Again, this year, with the passing combination of quarterback Jay Venuto and wide receiver Wayne Baumgardner back, the Deacs will compete.
How well they will compete is a question mark. Unlike Bestwick, who could not succeed until the program was virtually rid of the past regime's players, Mackovic was left with some solid talent by predecessor Chuck Mills. Two of those top players, nose guard James Parker and running back James McDougald, are gone.
Mackovic's own recruiting skill will be tested this season.
N.C. State: How do you pick a defending league champion sixth? With great difficulty. Last year's team was 7-4, 5-1 for the ACC title, under the late Bo Rein. With quarterback Scott Smith and Outland Trophy winner Jim Ritcher gone from the offense and Woodrow Wilson gone from the defense, the 'Pack may be a tad weaker than last year.
And, in this league, that can make the difference between first and sixth, especially with a rookie coach, Monte Kiffin, learning the ropes.

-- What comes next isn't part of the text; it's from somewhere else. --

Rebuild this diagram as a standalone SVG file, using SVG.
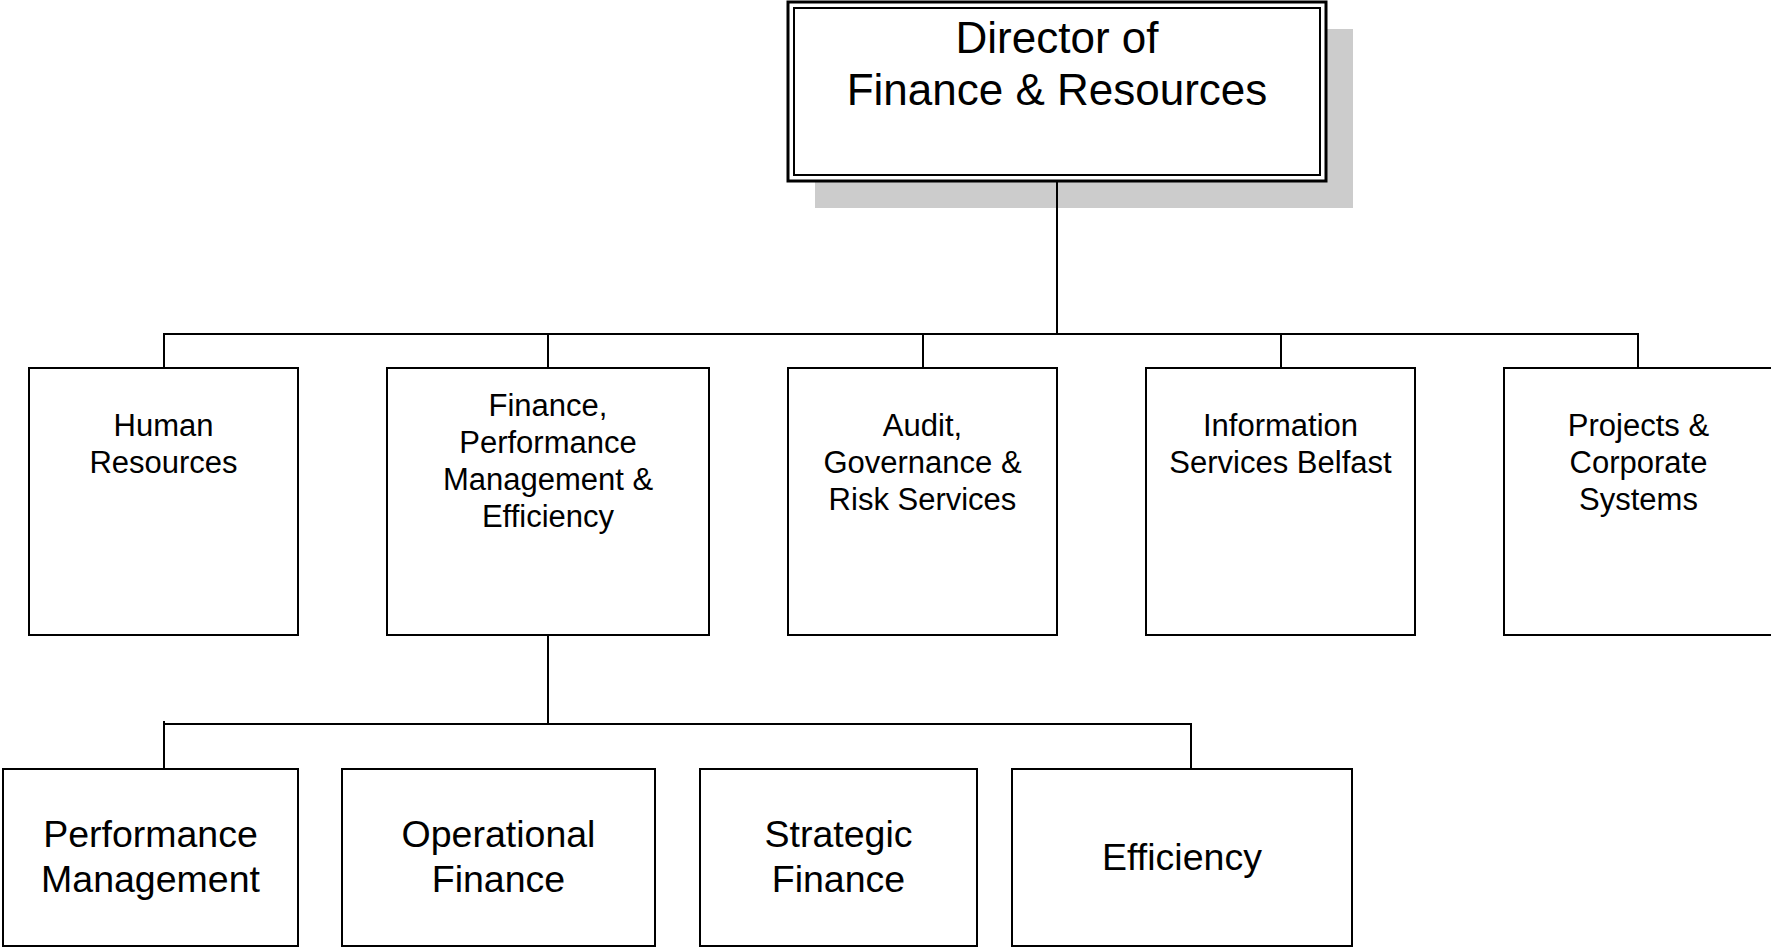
<svg xmlns="http://www.w3.org/2000/svg" width="1771" height="948" viewBox="0 0 1771 948">
<style>
  .box { fill: #ffffff; stroke: #000000; stroke-width: 2; }
  .conn { fill: none; stroke: #000000; stroke-width: 2; }
  .shadow { fill: #cccccc; stroke: none; }
  text { font-family: "Liberation Sans", Arial, sans-serif; fill: #000000; text-anchor: middle; }
  .t1 { font-size: 44px; }
  .t2 { font-size: 31px; }
  .t3 { font-size: 37.5px; }
</style>
<rect x="0" y="0" width="1771" height="948" fill="#ffffff"/>
<g id="director">
  <rect class="shadow" x="815" y="29" width="538" height="179"/>
  <rect x="788" y="2" width="538" height="179" fill="#ffffff" stroke="#000000" stroke-width="3"/>
  <rect x="794" y="8" width="526" height="167" fill="none" stroke="#000000" stroke-width="2"/>
  <text class="t1" x="1057" y="53">Director of</text>
  <text class="t1" x="1057" y="105">Finance &amp; Resources</text>
</g>
<g id="human-resources">
  <rect class="box" x="29" y="368" width="269" height="267"/>
  <text class="t2" x="163.5" y="436">Human</text>
  <text class="t2" x="163.5" y="473">Resources</text>
</g>
<g id="finance-performance">
  <rect class="box" x="387" y="368" width="322" height="267"/>
  <text class="t2" x="548" y="416">Finance,</text>
  <text class="t2" x="548" y="453">Performance</text>
  <text class="t2" x="548" y="490">Management &amp;</text>
  <text class="t2" x="548" y="527">Efficiency</text>
</g>
<g id="audit">
  <rect class="box" x="788" y="368" width="269" height="267"/>
  <text class="t2" x="922.5" y="436">Audit,</text>
  <text class="t2" x="922.5" y="473">Governance &amp;</text>
  <text class="t2" x="922.5" y="510">Risk Services</text>
</g>
<g id="information-services">
  <rect class="box" x="1146" y="368" width="269" height="267"/>
  <text class="t2" x="1280.5" y="436">Information</text>
  <text class="t2" x="1280.5" y="473">Services Belfast</text>
</g>
<g id="projects">
  <rect class="box" x="1504" y="368" width="269" height="267"/>
  <text class="t2" x="1638.5" y="436">Projects &amp;</text>
  <text class="t2" x="1638.5" y="473">Corporate</text>
  <text class="t2" x="1638.5" y="510">Systems</text>
</g>
<g id="performance-management">
  <rect class="box" x="3" y="769" width="295" height="177"/>
  <text class="t3" x="150.5" y="847">Performance</text>
  <text class="t3" x="150.5" y="892">Management</text>
</g>
<g id="operational-finance">
  <rect class="box" x="342" y="769" width="313" height="177"/>
  <text class="t3" x="498.5" y="847">Operational</text>
  <text class="t3" x="498.5" y="892">Finance</text>
</g>
<g id="strategic-finance">
  <rect class="box" x="700" y="769" width="277" height="177"/>
  <text class="t3" x="838.5" y="847">Strategic</text>
  <text class="t3" x="838.5" y="892">Finance</text>
</g>
<g id="efficiency">
  <rect class="box" x="1012" y="769" width="340" height="177"/>
  <text class="t3" x="1182" y="870">Efficiency</text>
</g>
<g id="connectors">
  <path class="conn" d="M1057 182 V334" stroke-width="2.5"/>
  <path class="conn" d="M164 368 V334 H1638 V368"/>
  <path class="conn" d="M548 334 V368"/>
  <path class="conn" d="M923 334 V368"/>
  <path class="conn" d="M1281 334 V368"/>
  <path class="conn" d="M548 635 V724"/>
  <path class="conn" d="M164 721 V769"/>
  <path class="conn" d="M164 724 H1191 V769"/>
</g>
</svg>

Duke: Blue Devid fans have a favorite joke this fall: When he was hired as coach prior to last season, Red Wilson guaranteed seven victories. But, Duke people point out, he didn't say how many years it would take him to get the seven wins.
Wilson has a long way to go coming off last season's 2-8-1 debut, which included an 0-6 conference record (the first time ever Duke was winless and last in the ACC); and debacles like a 27-0 loss to Maryland and a 35-0 loss to South Carolina.
If anything, the Blue Devils may be worse this season. They are touting freshman quarterback Ben Bennett as the future savior -- which he may be -- but no one is around to save them this year. There is some solid junior talent, especially on defense, but Duke simply doesn't have what it takes to make it in this league this year.
Wilson won't get his seven victories this season either. In fact, three would be a moral victory.
Georgia Tech: The Yellow Jackets, who aren't eligible for the league title, have a new coach, Bill Curry, and an excellent junior quarterback in Mike Kelley. They should improve on last season's 4-6-1 mark.